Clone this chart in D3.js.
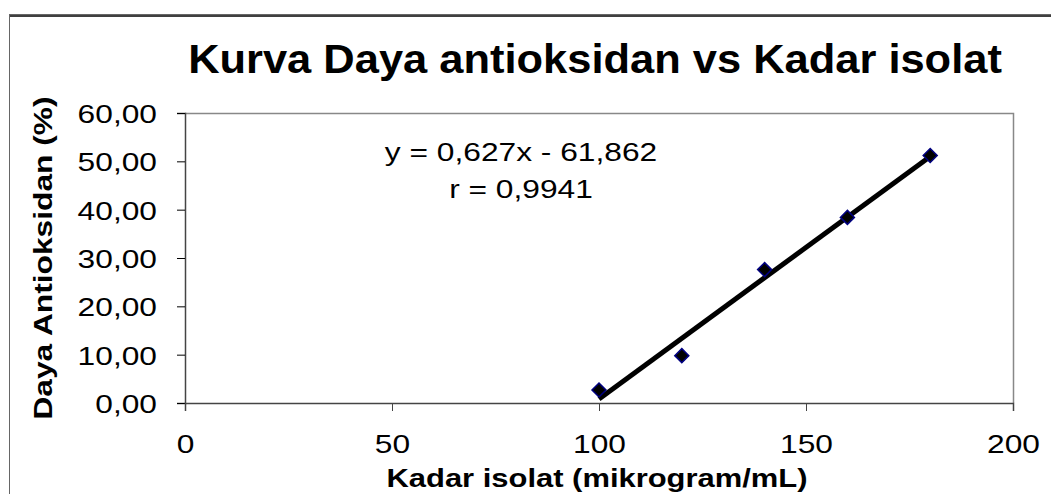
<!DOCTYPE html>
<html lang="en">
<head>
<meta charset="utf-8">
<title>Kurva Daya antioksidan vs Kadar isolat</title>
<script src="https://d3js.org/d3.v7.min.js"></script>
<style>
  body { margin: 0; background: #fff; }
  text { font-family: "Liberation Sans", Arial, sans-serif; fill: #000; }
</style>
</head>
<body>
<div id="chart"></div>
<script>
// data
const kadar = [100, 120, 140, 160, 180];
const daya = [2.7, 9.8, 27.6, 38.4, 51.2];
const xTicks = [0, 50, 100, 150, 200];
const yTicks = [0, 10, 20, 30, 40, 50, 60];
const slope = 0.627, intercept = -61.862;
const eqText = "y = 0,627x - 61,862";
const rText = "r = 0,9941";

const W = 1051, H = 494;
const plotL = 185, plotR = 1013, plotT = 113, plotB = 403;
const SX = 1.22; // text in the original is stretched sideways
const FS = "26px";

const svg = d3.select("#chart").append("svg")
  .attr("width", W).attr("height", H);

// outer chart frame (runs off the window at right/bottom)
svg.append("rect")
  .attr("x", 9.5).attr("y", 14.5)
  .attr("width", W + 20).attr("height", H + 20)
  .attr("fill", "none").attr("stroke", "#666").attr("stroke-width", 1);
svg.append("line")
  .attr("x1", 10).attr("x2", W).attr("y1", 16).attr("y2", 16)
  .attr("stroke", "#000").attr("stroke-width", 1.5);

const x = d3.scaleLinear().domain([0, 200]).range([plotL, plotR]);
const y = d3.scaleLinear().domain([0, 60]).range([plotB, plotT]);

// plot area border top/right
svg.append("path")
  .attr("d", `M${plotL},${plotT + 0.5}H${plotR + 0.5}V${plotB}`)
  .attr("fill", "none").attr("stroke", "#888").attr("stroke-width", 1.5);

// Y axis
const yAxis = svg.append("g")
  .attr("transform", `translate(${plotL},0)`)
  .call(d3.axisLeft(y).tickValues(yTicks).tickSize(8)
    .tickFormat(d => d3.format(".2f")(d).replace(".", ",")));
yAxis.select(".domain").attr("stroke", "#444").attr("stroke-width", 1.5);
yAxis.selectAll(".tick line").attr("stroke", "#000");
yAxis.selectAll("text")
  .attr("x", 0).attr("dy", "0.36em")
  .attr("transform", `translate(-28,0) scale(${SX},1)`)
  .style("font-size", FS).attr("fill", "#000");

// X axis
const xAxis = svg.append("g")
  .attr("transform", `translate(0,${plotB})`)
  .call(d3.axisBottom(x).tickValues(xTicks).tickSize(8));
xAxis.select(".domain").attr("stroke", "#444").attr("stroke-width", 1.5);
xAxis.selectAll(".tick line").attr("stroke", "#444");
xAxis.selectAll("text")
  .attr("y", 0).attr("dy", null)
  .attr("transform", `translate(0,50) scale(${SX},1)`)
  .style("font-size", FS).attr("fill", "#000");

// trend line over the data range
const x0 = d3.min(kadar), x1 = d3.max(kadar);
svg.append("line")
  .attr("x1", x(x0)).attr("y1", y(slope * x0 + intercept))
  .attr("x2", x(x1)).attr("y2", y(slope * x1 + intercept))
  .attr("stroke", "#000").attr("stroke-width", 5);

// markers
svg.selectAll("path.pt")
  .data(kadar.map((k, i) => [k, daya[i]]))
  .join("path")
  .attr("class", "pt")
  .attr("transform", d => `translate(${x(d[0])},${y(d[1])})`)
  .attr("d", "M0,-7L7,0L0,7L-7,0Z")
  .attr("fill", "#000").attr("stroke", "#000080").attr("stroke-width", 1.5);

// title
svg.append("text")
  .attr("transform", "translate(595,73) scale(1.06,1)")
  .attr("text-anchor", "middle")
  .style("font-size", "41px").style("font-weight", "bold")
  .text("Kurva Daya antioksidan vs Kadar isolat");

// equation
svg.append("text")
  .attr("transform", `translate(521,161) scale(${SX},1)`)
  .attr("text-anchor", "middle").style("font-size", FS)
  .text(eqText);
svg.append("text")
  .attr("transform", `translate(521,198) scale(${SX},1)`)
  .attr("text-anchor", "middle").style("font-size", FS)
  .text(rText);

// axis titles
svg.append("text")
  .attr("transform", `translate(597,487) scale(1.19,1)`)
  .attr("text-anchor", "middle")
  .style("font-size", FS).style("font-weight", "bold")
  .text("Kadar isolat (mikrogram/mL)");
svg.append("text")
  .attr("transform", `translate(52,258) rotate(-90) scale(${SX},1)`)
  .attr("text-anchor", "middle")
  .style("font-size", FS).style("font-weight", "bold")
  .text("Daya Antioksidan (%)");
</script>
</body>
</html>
-=-=-=-=-
◆ Work to do ◆
All of the data above should be transcribed verbatim, with pictures omitted.

◆ Solved exercise ◆
Clone this chart in D3.js.
<!DOCTYPE html>
<html lang="en">
<head>
<meta charset="utf-8">
<title>Kurva Daya antioksidan vs Kadar isolat</title>
<script src="https://d3js.org/d3.v7.min.js"></script>
<style>
  body { margin: 0; background: #fff; }
  text { font-family: "Liberation Sans", Arial, sans-serif; fill: #000; }
</style>
</head>
<body>
<div id="chart"></div>
<script>
// data
const kadar = [100, 120, 140, 160, 180];
const daya = [2.7, 9.8, 27.6, 38.4, 51.2];
const xTicks = [0, 50, 100, 150, 200];
const yTicks = [0, 10, 20, 30, 40, 50, 60];
const slope = 0.627, intercept = -61.862;
const eqText = "y = 0,627x - 61,862";
const rText = "r = 0,9941";

const W = 1051, H = 494;
const plotL = 185, plotR = 1013, plotT = 113, plotB = 403;
const SX = 1.22; // text in the original is stretched sideways
const FS = "26px";

const svg = d3.select("#chart").append("svg")
  .attr("width", W).attr("height", H);

// outer chart frame (runs off the window at right/bottom)
svg.append("rect")
  .attr("x", 9.5).attr("y", 14.5)
  .attr("width", W + 20).attr("height", H + 20)
  .attr("fill", "none").attr("stroke", "#666").attr("stroke-width", 1);
svg.append("line")
  .attr("x1", 10).attr("x2", W).attr("y1", 16).attr("y2", 16)
  .attr("stroke", "#000").attr("stroke-width", 1.5);

const x = d3.scaleLinear().domain([0, 200]).range([plotL, plotR]);
const y = d3.scaleLinear().domain([0, 60]).range([plotB, plotT]);

// plot area border top/right
svg.append("path")
  .attr("d", `M${plotL},${plotT + 0.5}H${plotR + 0.5}V${plotB}`)
  .attr("fill", "none").attr("stroke", "#888").attr("stroke-width", 1.5);

// Y axis
const yAxis = svg.append("g")
  .attr("transform", `translate(${plotL},0)`)
  .call(d3.axisLeft(y).tickValues(yTicks).tickSize(8)
    .tickFormat(d => d3.format(".2f")(d).replace(".", ",")));
yAxis.select(".domain").attr("stroke", "#444").attr("stroke-width", 1.5);
yAxis.selectAll(".tick line").attr("stroke", "#000");
yAxis.selectAll("text")
  .attr("x", 0).attr("dy", "0.36em")
  .attr("transform", `translate(-28,0) scale(${SX},1)`)
  .style("font-size", FS).attr("fill", "#000");

// X axis
const xAxis = svg.append("g")
  .attr("transform", `translate(0,${plotB})`)
  .call(d3.axisBottom(x).tickValues(xTicks).tickSize(8));
xAxis.select(".domain").attr("stroke", "#444").attr("stroke-width", 1.5);
xAxis.selectAll(".tick line").attr("stroke", "#444");
xAxis.selectAll("text")
  .attr("y", 0).attr("dy", null)
  .attr("transform", `translate(0,50) scale(${SX},1)`)
  .style("font-size", FS).attr("fill", "#000");

// trend line over the data range
const x0 = d3.min(kadar), x1 = d3.max(kadar);
svg.append("line")
  .attr("x1", x(x0)).attr("y1", y(slope * x0 + intercept))
  .attr("x2", x(x1)).attr("y2", y(slope * x1 + intercept))
  .attr("stroke", "#000").attr("stroke-width", 5);

// markers
svg.selectAll("path.pt")
  .data(kadar.map((k, i) => [k, daya[i]]))
  .join("path")
  .attr("class", "pt")
  .attr("transform", d => `translate(${x(d[0])},${y(d[1])})`)
  .attr("d", "M0,-7L7,0L0,7L-7,0Z")
  .attr("fill", "#000").attr("stroke", "#000080").attr("stroke-width", 1.5);

// title
svg.append("text")
  .attr("transform", "translate(595,73) scale(1.06,1)")
  .attr("text-anchor", "middle")
  .style("font-size", "41px").style("font-weight", "bold")
  .text("Kurva Daya antioksidan vs Kadar isolat");

// equation
svg.append("text")
  .attr("transform", `translate(521,161) scale(${SX},1)`)
  .attr("text-anchor", "middle").style("font-size", FS)
  .text(eqText);
svg.append("text")
  .attr("transform", `translate(521,198) scale(${SX},1)`)
  .attr("text-anchor", "middle").style("font-size", FS)
  .text(rText);

// axis titles
svg.append("text")
  .attr("transform", `translate(597,487) scale(1.19,1)`)
  .attr("text-anchor", "middle")
  .style("font-size", FS).style("font-weight", "bold")
  .text("Kadar isolat (mikrogram/mL)");
svg.append("text")
  .attr("transform", `translate(52,258) rotate(-90) scale(${SX},1)`)
  .attr("text-anchor", "middle")
  .style("font-size", FS).style("font-weight", "bold")
  .text("Daya Antioksidan (%)");
</script>
</body>
</html>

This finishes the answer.